··· Supplied material
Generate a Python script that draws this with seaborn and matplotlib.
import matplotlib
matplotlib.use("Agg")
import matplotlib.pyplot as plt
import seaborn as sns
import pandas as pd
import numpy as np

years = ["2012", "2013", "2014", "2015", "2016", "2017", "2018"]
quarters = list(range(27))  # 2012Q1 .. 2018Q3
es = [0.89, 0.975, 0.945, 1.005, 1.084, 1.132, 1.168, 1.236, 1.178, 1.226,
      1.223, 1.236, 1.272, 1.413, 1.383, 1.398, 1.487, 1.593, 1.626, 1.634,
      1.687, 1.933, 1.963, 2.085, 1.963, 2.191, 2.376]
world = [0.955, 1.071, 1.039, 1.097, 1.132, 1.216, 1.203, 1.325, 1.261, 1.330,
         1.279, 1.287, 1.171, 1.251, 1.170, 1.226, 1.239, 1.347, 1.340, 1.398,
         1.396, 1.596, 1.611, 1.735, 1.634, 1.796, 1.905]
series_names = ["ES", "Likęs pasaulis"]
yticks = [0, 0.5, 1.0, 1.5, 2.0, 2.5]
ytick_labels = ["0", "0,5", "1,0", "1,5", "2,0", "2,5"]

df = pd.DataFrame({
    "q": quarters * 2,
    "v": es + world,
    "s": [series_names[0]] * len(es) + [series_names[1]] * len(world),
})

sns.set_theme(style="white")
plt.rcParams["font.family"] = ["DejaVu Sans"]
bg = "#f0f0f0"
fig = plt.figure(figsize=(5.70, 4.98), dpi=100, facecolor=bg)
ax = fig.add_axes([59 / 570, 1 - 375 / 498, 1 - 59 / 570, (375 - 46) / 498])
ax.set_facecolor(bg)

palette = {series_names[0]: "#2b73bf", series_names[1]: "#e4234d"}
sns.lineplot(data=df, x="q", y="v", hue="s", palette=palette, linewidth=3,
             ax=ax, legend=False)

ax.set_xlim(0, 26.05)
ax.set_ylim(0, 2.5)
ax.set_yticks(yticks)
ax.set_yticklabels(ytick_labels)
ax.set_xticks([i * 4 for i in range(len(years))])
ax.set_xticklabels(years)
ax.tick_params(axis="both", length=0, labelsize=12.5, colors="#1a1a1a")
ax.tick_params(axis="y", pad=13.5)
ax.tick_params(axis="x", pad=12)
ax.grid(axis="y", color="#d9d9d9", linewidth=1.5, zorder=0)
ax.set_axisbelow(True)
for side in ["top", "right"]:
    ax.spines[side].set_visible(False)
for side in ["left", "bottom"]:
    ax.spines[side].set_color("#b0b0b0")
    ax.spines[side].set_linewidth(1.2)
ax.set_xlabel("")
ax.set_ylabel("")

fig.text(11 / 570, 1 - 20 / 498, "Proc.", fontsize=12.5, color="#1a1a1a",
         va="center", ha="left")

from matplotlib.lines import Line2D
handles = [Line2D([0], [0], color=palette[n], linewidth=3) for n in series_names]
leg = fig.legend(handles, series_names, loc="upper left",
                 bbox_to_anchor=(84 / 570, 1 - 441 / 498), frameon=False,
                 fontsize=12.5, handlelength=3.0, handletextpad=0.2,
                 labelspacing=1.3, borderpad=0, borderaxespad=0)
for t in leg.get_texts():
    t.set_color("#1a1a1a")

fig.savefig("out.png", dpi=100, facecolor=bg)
······
Task prompt: What you return should be the lines from the start of the data through the line with "import numpy as np", quoted exactly and nothing more.

Response:
Generate a Python script that draws this with seaborn and matplotlib.
import matplotlib
matplotlib.use("Agg")
import matplotlib.pyplot as plt
import seaborn as sns
import pandas as pd
import numpy as np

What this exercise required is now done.